Nous sommes gestionnaires d'enseignes et de marques mais également opérateurs. Il faut savoir gérer sur tous les plans, logistique et ressources humaines, des espaces qui sont ouverts 7 jours sur 7, avec des amplitudes horaires très larges - de 5 heures du matin à minuit passé - dans des zones sous douane. Nous investissons aussi massivement pour rester leader. Le montant des investissements varie selon la durée de nos contrats qui va de 3 à 30 ans. Mais avec une moyenne de 7 à 8 ans, nous pouvons faire beaucoup. Nous investissons 130 millions d'euros par an à travers le monde.
Le nouveau consommateur est connecté au commerce en lgne depuis son smartphone. Comment vos boutiques « en dur » s'adaptent-elles ?

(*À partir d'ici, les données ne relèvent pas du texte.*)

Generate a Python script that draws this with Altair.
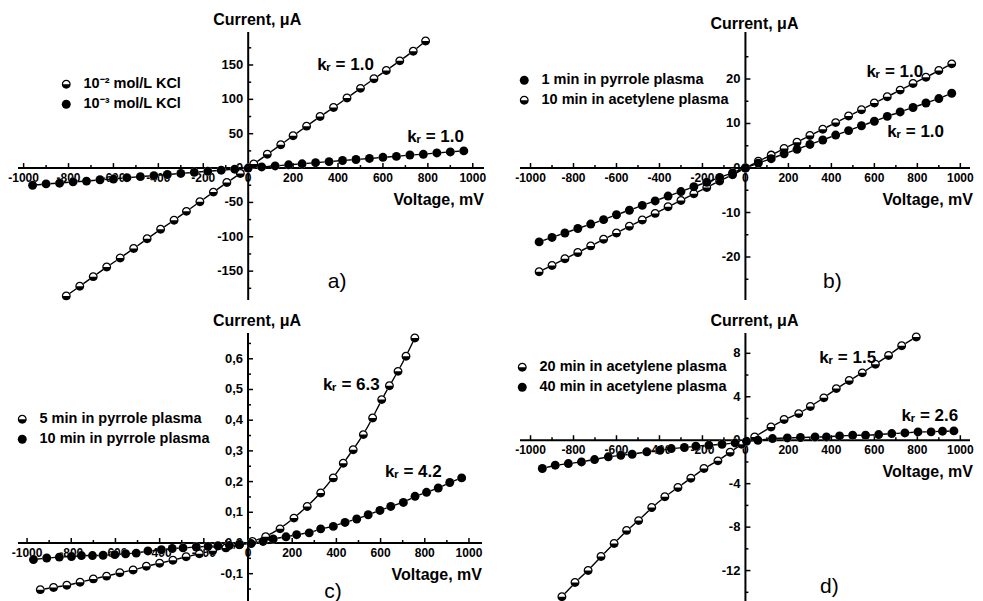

Nous vendons d'abord des expériences. Nous racontons des histoires avec les marques. Nous développons aussi des services de e-réservation de produits, de click and collect. Nous offrons également la possibilité à
un client qui fait un aller-retour de conserver ses achats afin qu'ils les récupèrent à son retour, le « Shop and Collect ». Sur certaines plateformes, nous avons également élaboré des programmes de fidélité qui offrent des avantages inédits comme l'accès à des salons VIP. Nous offrons dans nos espaces des services gratuits de barbier, cirage de chaussures ou de maquillage. Nous sommes satisfaits quand comme à Rome, 68% des clients disent préférer acheter à l'aéroport plutôt qu'en centre-ville.
Les voyages se développent avec les opérateurs à bas coûts. Ceux-ci drainent des voyageurs qui n'ont pas le même pouvoir d'achat que les autres…
Le low cost est aussi une opportunité. Par exemple, les voyageurs des TGV Ouigo ont besoin qu'on leur offre de la restauration en gare. Les « multistore » ont une offre plus variée que les boutiques de marque. En Chine les gares qui accueillent des trains à grande vitesse sont néanmoins de véritables aéroports.